Of course it does in real life - unless you're working on very small amounts of data, cache level latencies (where Intel chips - non-atom at any rate - generally have much lower latencies) and cache pre-fetchers and branch prediction units (where Intel is generally 5/6 years ahead) can make or break the difference between the FP units being constantly busy or regularly stalled waiting for data.




In mainstream raw-flops workloads (things like lapack), a correct implementation re-uses the data from each load many times such that the FPUs are not “stalled waiting for data”. Unless the software implementation is terrible, the memory hierarchy does not pose a significant bottleneck for these tasks, and even older ARM designs like Cortex-A9 can achieve > 75% FPU utilization, comparable to x86 cores.
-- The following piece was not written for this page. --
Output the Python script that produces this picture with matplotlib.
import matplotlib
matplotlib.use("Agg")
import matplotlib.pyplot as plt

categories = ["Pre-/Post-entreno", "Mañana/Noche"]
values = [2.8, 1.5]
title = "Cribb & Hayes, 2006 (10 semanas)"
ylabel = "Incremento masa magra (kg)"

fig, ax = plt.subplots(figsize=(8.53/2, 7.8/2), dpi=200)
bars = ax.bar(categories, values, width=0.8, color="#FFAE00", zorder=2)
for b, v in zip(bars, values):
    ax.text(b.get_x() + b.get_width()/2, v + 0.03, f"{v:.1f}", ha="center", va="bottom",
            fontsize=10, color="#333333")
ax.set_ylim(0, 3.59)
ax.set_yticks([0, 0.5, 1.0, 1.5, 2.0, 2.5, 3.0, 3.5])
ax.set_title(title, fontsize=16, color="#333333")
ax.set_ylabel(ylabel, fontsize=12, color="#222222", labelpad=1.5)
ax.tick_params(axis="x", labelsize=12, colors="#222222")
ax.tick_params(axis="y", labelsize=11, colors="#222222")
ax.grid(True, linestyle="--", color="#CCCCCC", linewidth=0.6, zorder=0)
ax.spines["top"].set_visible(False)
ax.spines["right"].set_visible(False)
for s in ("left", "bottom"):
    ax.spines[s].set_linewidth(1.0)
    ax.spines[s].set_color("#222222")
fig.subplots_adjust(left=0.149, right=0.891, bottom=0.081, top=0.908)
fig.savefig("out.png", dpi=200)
There are more specialized HPC workloads (sparse matrix computation, for example) where gather and scatter operations are critical, and the efficiency of the memory hierarchy comes much more into play (but in these cases even current x86 designs are stalled waiting for data). There are also streaming workloads (which you seem to reference) where you have O(1) FPU op data element, which stress raw memory throughput and prefetch. However, one doesn't typically use these to make a general claim about which core is "more competitive (FLOPS-wise)”, precisely because they are so dependent on other parts of the system.


fair enough - I guess I might be biased in my interpretation of what "normal" use-cases are...


I'm talking about real-world usage - not benchmarks that only stretch the NEON FP units in unrealistic situations.


What "real-world usage" are you talking about, specifically?

EDIT: looking at your comment history, you seem to be focused on VFX tasks, which tend to be entirely bound by memory hierarchy; even on x86 the FPU spends most of its time waiting for data. For a workload like that, you absolutely want to buy the beefiest cache/memory system you can, but that shouldn’t be confused with a processor being more competitive “flops-wise".


I don't know why u guys are arguing, he wouldn't have much use this ARM part. Where this will excel is in CRUD web apps. The ARM part it there just to shuttle data between the 10Ge and the 128GB of ram.